O segundo grupo de fundamentos é o conjunto dos fundamentos que imprimem um conteúdo ideológico ao sistema constitucional, tem conteúdo axiológico. De fato acrescentam significado à Carta Máxima. São eles: a dignidade da pessoa humana, os valores sociais do trabalho e da livre iniciativa, e o pluralismo político.
Já como princípios fundamentais, Pinto Ferreira aponta apenas dois: a democracia (inspiração em Rousseau) e a separação de poderes (da teoria de Montesquieu). Nas palavras dele:
Princípio fundamental é o da democracia, pois todo o poder emana do povo, que o exerce diretamente através de normas de consulta popular ou indiretamente por meio de seus representantes. (...)
Outro princípio fundamental é o da separação de poderes, que são os três poderes constitucionais, o Legislativo, o Executivo e o Judiciário, harmônicos e independentes.[8]

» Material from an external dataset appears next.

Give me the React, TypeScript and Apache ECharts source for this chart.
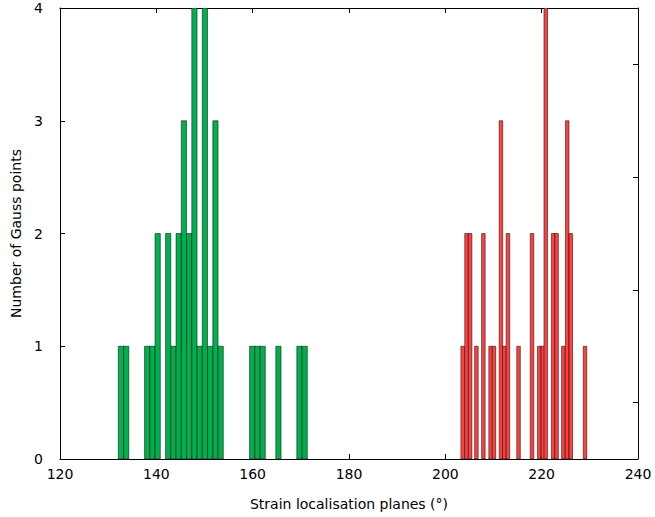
import React, { useEffect, useRef } from "react";
import * as echarts from "echarts";

// Green histogram (bar centre in degrees, count)
const greenCentres = [132.65, 133.74, 138.1, 139.19, 140.28, 142.46, 143.55, 144.64, 145.73, 146.82, 147.91, 149.0, 150.09, 151.18, 152.27, 153.36, 159.9, 160.99, 162.08, 165.35, 169.71, 170.8];
const greenCounts = [1, 1, 1, 1, 2, 2, 1, 2, 3, 2, 4, 1, 4, 1, 3, 1, 1, 1, 1, 1, 1, 1];

// Red histogram (bar centre in degrees, count)
const redCentres = [203.6, 204.4, 205.15, 206.45, 207.9, 209.4, 210.1, 211.55, 212.25, 213.0, 215.2, 218.0, 219.5, 220.25, 220.85, 222.4, 223.1, 224.5, 225.3, 226.05, 229.0];
const redCounts = [1, 2, 2, 1, 2, 1, 1, 3, 1, 2, 1, 2, 1, 1, 4, 2, 2, 1, 3, 2, 1];

const xTicks = [120, 140, 160, 180, 200, 220, 240];
const yTicks = [0, 1, 2, 3, 4];
const rightTicks = [0.5, 1.5, 2.5, 3.5];

const FONT = "DejaVu Sans";

function makeSeries(name: string, centres: number[], counts: number[], width: number, fill: string) {
  return {
    name,
    type: "custom",
    xAxisIndex: 0,
    yAxisIndex: 0,
    clip: true,
    data: centres.map((c, i) => [c, counts[i]]),
    renderItem: (params: any, api: any) => {
      const c = api.value(0);
      const h = api.value(1);
      const p0 = api.coord([c - width / 2, h]);
      const p1 = api.coord([c + width / 2, 0]);
      return {
        type: "rect",
        shape: { x: p0[0], y: p0[1], width: p1[0] - p0[0], height: p1[1] - p0[1] },
        style: { fill, stroke: "rgba(0,0,0,0.5)", lineWidth: 1 },
      };
    },
  };
}

export default function App() {
  const ref = useRef<HTMLDivElement>(null);
  useEffect(() => {
    if (!ref.current) return;
    const chart = echarts.init(ref.current, undefined, { renderer: "svg" });
    const axisLine = { show: true, onZero: false, lineStyle: { color: "#000", width: 1 } };
    chart.setOption({
      animation: false,
      backgroundColor: "#fff",
      grid: { left: 60, top: 8, width: 578, height: 451, containLabel: false },
      xAxis: [
        {
          type: "value",
          position: "bottom",
          min: xTicks[0],
          max: xTicks[xTicks.length - 1],
          interval: 20,
          axisLine,
          axisTick: { show: true, inside: true, length: 5, lineStyle: { color: "#000" } },
          axisLabel: { color: "#000", fontFamily: FONT, fontSize: 14, margin: 8 },
          splitLine: { show: false },
          name: "Strain localisation planes (°)",
          nameLocation: "middle",
          nameGap: 38,
          nameTextStyle: { color: "#000", fontFamily: FONT, fontSize: 14 },
        },
        {
          type: "value",
          position: "top",
          min: xTicks[0],
          max: xTicks[xTicks.length - 1],
          interval: 20,
          axisLine,
          axisTick: { show: true, inside: true, length: 5, lineStyle: { color: "#000" } },
          axisLabel: { show: false },
          splitLine: { show: false },
        },
      ],
      yAxis: [
        {
          type: "value",
          position: "left",
          min: yTicks[0],
          max: yTicks[yTicks.length - 1],
          interval: 1,
          axisLine,
          axisTick: { show: true, inside: true, length: 5, lineStyle: { color: "#000" } },
          axisLabel: { color: "#000", fontFamily: FONT, fontSize: 14, margin: 17 },
          splitLine: { show: false },
          name: "Number of Gauss points",
          nameLocation: "middle",
          nameGap: 36,
          nameRotate: 90,
          nameTextStyle: { color: "#000", fontFamily: FONT, fontSize: 14 },
        },
        {
          type: "value",
          position: "right",
          min: 0,
          max: 4,
          interval: 0.5,
          axisLine,
          axisTick: { show: true, inside: true, length: 5, customValues: rightTicks, lineStyle: { color: "#000" } },
          axisLabel: { show: false },
          splitLine: { show: false },
        },
      ],
      series: [
        makeSeries("green", greenCentres, greenCounts, 1.09, "#00b04f"),
        makeSeries("red", redCentres, redCounts, 0.74, "#ff4040"),
      ],
    });
    return () => chart.dispose();
  }, []);
  return (
    <div
      ref={ref}
      style={{ position: "absolute", left: 0, top: 0, width: 655, height: 517 }}
    />
  );
}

A respeito do princípio da separação de poderes, temos que, em realidade, não há uma separação de “poderes”, pois todo poder é uno, é o poder de império do Estado. O que há é a independência de órgãos incumbidos de funções estatais. Há órgãos que exercem funções executivas, órgãos com funções legislativas e outros com funções judicantes.
No entanto, sabemos que boa parte dos órgãos constitucionais possui mais de uma função. Por exemplo, o Senado Federal e a Câmara dos Deputados são um órgãos principalmente incumbidos de exercer atividade legislativa, mas também tem competências judiciais, por exemplo, no processo criminal contra o Presidente da República. Todos os órgãos possuem atribuições administrativas, quanto à sua autoadministração. Não podemos nos esquecer da competência presidencial para participar do processo legislativo.
Se observarmos bem a organização constitucional da República brasileira, veremos que, de fato, não há apenas três poderes. O “poder” de interpretar a lei, por exemplo, não pode ser reduzido nem a o que tradicionalmente se chama poder legislativo nem ao poder judiciário. É um poder, uma capacidade, uma competência própria, que é ostentada por vários órgãos, cada um podendo exercê-lo de maneira específica e sobre certos temas específicos.
O “poder” de investigar, também é exemplo de poder que não se enquadra dentro do tradicional esquema de tripartição de poderes, pois pode ser exercido por vários órgãos de distintas naturezas.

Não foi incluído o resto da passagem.